Not so. Assume everyone's utility is (..., 1/8, 1/4, 1/2, 1, 2, 4, 8, ...), then it's clear that multiplying by 2 (or dividing by 2) has no impact on the overall situation.
Since addition and multiplication are out, what about increasing the number of happy people? It is even easier to see that this can have no impact: simply assume that everyone's utility is some constant c>0. Then if we get everyone to construct a copy of themselves with same utility, we end up with twice as many people with utility c - but since we started with infinitely many people and ended up with infinitely many people, we've accomplished nothing.
Bounding the individual
To avoid being completely ineffective, we need to make some stronger assumptions. For instance, we could bound the personal utilities. If the utilities are bounded above (or, indeed, below), then adding +1 will have definite impact: we can't undo that effect by relabeling people. This is because the set of utilities now has a supremum (a generalisation of maximum) or an infimum (a generalisation of minimum). And when we add +1, we increase the supremum or infimum by +1, so the two collections of utilities are no longer comparable.
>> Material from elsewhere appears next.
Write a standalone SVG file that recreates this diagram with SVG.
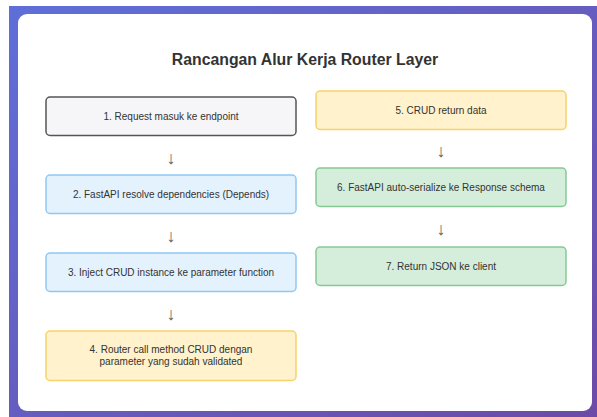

Bounding people's utilities on one side is not enough to ensure multiplication has an impact, as we saw above with the example, which had everyone's utility above 0. But if people's utilities are bounded above and below, then we can ensure that multiplying will change the overall situation (unless everyone's utility is at zero). The argument for supremum and infimum will work just as above, as long as one of them is non-zero.
Ok, so adding +1 utility to everyone is now a definite improvement (or at the least a definite change, and it certainly feels like an improvement). What about adding different amounts to different people? Is this an improvement?
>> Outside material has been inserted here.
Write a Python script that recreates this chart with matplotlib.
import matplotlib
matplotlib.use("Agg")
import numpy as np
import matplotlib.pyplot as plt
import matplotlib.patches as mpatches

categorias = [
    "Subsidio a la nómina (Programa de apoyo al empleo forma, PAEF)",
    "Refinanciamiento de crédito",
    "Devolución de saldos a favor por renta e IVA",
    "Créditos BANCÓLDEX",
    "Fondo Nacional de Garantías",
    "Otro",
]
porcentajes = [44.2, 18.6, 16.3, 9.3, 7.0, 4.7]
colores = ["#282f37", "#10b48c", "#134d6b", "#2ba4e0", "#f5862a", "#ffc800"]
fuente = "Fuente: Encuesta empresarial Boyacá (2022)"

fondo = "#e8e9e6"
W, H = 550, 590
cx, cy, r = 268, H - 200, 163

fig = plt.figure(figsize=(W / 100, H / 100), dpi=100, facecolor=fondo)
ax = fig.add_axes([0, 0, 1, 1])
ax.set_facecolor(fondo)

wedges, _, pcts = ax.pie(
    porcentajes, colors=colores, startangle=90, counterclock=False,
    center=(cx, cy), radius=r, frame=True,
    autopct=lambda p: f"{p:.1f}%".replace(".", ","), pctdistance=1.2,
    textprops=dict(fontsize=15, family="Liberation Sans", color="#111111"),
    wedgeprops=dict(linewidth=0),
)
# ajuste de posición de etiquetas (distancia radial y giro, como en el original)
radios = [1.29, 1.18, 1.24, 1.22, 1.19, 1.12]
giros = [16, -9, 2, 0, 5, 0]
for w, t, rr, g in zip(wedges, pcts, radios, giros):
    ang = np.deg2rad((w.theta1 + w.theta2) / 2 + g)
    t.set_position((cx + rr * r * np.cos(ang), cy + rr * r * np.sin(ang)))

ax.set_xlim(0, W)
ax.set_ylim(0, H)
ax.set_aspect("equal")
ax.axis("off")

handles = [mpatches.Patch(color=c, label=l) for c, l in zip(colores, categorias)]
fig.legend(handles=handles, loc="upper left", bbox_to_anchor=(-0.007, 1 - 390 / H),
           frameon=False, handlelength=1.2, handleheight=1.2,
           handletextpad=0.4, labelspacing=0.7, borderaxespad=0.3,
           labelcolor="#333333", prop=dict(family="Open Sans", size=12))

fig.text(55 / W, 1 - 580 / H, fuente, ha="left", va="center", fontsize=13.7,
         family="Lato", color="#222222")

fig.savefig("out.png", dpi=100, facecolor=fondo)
Not so. Assume people utilities are (..., 1/8, 1/4, 1/2, 1, 3/2, 7/4, 15/8, ...). This is bounded below (by 0) and bounded above (by 2). Yet if you move everyone's utility up to the amount of the person just above them, you will have increased everyone's utility and changed... absolutely nothing.
To make sure that your improvement is genuine, you need to ensure that you increase everyone's utility by at least ε, for any given ε>0. But you need not increase everyone's utility - for instance, you can skip a finite number of people and still get a clear improvement.
What about skipping an infinite number of people? This won't work in general. Assume you have infinitely many people at utility 1, and infinitely many at utility 2. Then if you move infinitely many people from 1 to 2 (while still leaving infinitely many at 1), you will have accomplished nothing.
This leads to a rather curious form of egalitarianism: the only way of ensuring that you've got an improvement overall is to ensure that (almost) everyone shares in the improvement - to at least a small extent.
Duplicating happy people is still ineffective in the bounded cases.
Bounding the collective
What if not only the individual utilities are bounded, but the sum of utilities is also bounded - just as 1+1/2+1/4+1/8+... sum to 2? This is a very unlikely situation (most people's utilities would be arbitrarily close to zero). But, if it were to occur, everything becomes easy. Any time you increase anyone's utility by any amount, the overall situation is not longer equivalent with the initial one. Same goes for increasing everyone's utility by any amount, whether or not this is above an ε>0. We can slightly generalise this situation by changing the zero point of everyone's utility: if the sum of everyone's utility is bounded, for any choice of the zero point, then any increase of utility changes the situation. Relabeling cannot undo these improvements.
Similarly, making finitely many extra copies of happy people is now finally an inarguable change. Unlike above, however, this no longer holds true if we move the zero point.
More versus happier people
It is interesting that improving overall happiness is successful in more situations that duplicating happy people. Infinity, it seems, often wants happier people, nor more of them.